The Finite Element Method, for all its power, does not exist in a vacuum. It is one star in a grand constellation of computational methods, each with its own philosophy and strengths. In the challenging field of Computational Fluid Dynamics (CFD), for example, FEM stands alongside the Finite Volume Method (FVM) and the Finite Difference Method (FDM).

FVM is built from the ground up on the principle of local conservation. It excels at ensuring that quantities like mass, momentum, and energy are perfectly balanced as they flow across the boundaries of each little control volume in the mesh. This makes it a natural and robust choice for fluid dynamics. FDM, the oldest of the three, is an elegant and direct translation of the differential equations themselves. In contrast, FEM's starting point is the weak, or integral, formulation. This gives it immense geometric flexibility but means that local conservation is not automatically guaranteed in the same way as FVM. These different philosophical underpinnings lead to distinct approaches for tackling core challenges, such as the intricate pressure-velocity coupling required to enforce the incompressibility of a fluid.

Furthermore, practitioners know that a single method is not always the answer. For high-frequency vibroacoustic problems—like predicting the noise level inside a car cabin at highway speeds—a full FEM simulation would be computationally astronomical. The wavelengths of the sound waves would be so small that an impossibly fine mesh would be required. Here, hybrid methods come to the rescue. A detailed FEM analysis can be performed on the key structural components that generate the vibration. The results of this deterministic simulation are then used to calibrate the parameters of a more efficient, high-frequency statistical model, like Statistical Energy Analysis (SEA). This approach, which combines the detailed physics of FEM with the efficiency of SEA, allows engineers to solve problems that would be intractable with either method alone, showcasing a mature and pragmatic approach to computational science.

The journey of the Finite Element Method is far from over. Researchers are constantly pushing its boundaries and even questioning its most fundamental tenet: the mesh itself. While the mesh is FEM's greatest strength, it can also be its Achilles' heel. For problems involving extreme deformations—explosions, fluid splashing, or metal forging—the mesh can become so distorted that the analysis fails.

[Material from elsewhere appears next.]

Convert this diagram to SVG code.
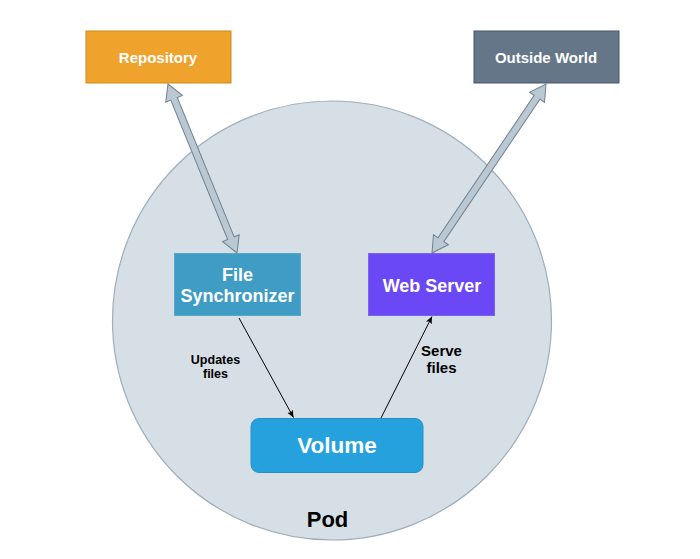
<svg xmlns="http://www.w3.org/2000/svg" width="700" height="559" viewBox="0 0 700 559">
<defs>
<style>
text{font-family:"Liberation Sans",Arial,sans-serif;font-weight:bold;text-anchor:middle}
.w{fill:#ffffff}
.k{fill:#000000}
.block{fill:#BAC8D3;stroke:#6F8190;stroke-width:1}
.thin{fill:none;stroke:#000000;stroke-width:1}
</style>
<marker id="ah" viewBox="0 0 10 10" refX="9" refY="5" markerWidth="8" markerHeight="8" markerUnits="userSpaceOnUse" orient="auto">
<path d="M0,1 L9,5 L0,9 L2,5 Z" fill="#000"/>
</marker>
</defs>
<rect width="700" height="559" fill="#ffffff"/>
<g id="pod">
<ellipse cx="332" cy="320.5" rx="219.5" ry="219.5" fill="#D6DFE5" stroke="#9EAEBC" stroke-width="1.2"/>
<text class="k" x="327.5" y="527" font-size="22">Pod</text>
</g>
<g id="connectors">
<path class="block" transform="translate(168,84) rotate(67.8)" d="M0,0 L16,-9 L16,-3.5 L166.5,-3.5 L166.5,-9 L182.5,0 L166.5,9 L166.5,3.5 L16,3.5 L16,9 Z"/>
<path class="block" transform="translate(546,84) rotate(124)" d="M0,0 L16,-9 L16,-3.5 L187.9,-3.5 L187.9,-9 L203.9,0 L187.9,9 L187.9,3.5 L16,3.5 L16,9 Z"/>
<line class="thin" x1="239" y1="318" x2="293.5" y2="417.5" marker-end="url(#ah)"/>
<line class="thin" x1="381" y1="418" x2="432" y2="316.5" marker-end="url(#ah)"/>
<text class="k" font-size="12.5"><tspan x="215.5" y="364">Updates</tspan><tspan x="215.5" y="378">files</tspan></text>
<text class="k" font-size="15"><tspan x="441.5" y="356">Serve</tspan><tspan x="441.5" y="373">files</tspan></text>
</g>
<g id="repository">
<rect x="86" y="31" width="145" height="52" fill="#EFA22C" stroke="#D08A1A"/>
<text class="w" x="158" y="63" font-size="15">Repository</text>
</g>
<g id="outside-world">
<rect x="474" y="31" width="145" height="52" fill="#647687" stroke="#44566A"/>
<text class="w" x="546" y="63" font-size="15">Outside World</text>
</g>
<g id="file-synchronizer">
<rect x="174.5" y="253.5" width="126" height="62" fill="#3F9CC5" stroke="#5AA6CA"/>
<text class="w" font-size="18"><tspan x="237.5" y="281">File</tspan><tspan x="237.5" y="302">Synchronizer</tspan></text>
</g>
<g id="web-server">
<rect x="368.5" y="253.5" width="126" height="62" fill="#6A48F6" stroke="#7C62F0"/>
<text class="w" x="432" y="292" font-size="18">Web Server</text>
</g>
<g id="volume">
<rect x="251" y="418.5" width="172" height="54" rx="8" ry="8" fill="#25A2DE" stroke="#2B8FC4"/>
<text class="w" x="337" y="453" font-size="22.5">Volume</text>
</g>
</svg>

This has inspired the development of meshless methods, which build the approximation on a cloud of nodes without any predefined element connectivity. Another exciting frontier is Isogeometric Analysis (IGA). In the traditional design process, engineers create a precise geometric model using CAD (Computer-Aided Design) systems, which typically use spline-based representations. Then, for analysis, this exact geometry is approximated by a polygonal mesh for FEM. IGA seeks to bridge this gap by using the same splines that define the geometry as the basis functions for the analysis. This eliminates the meshing bottleneck and the geometric error it introduces. However, this elegance comes at a price. For a fixed number of degrees of freedom, the higher continuity of spline-based methods means that the underlying elements are smaller, which can increase the computational cost of forming the system matrices.

From the smallest crack tip to the largest mountain, from the flow of heat to the flow of fluids, the Finite Element Method provides a unified framework for translating the laws of nature into a form the computer can understand. It is a testament to the power of a simple, beautiful idea, and its story is still being written, element by element.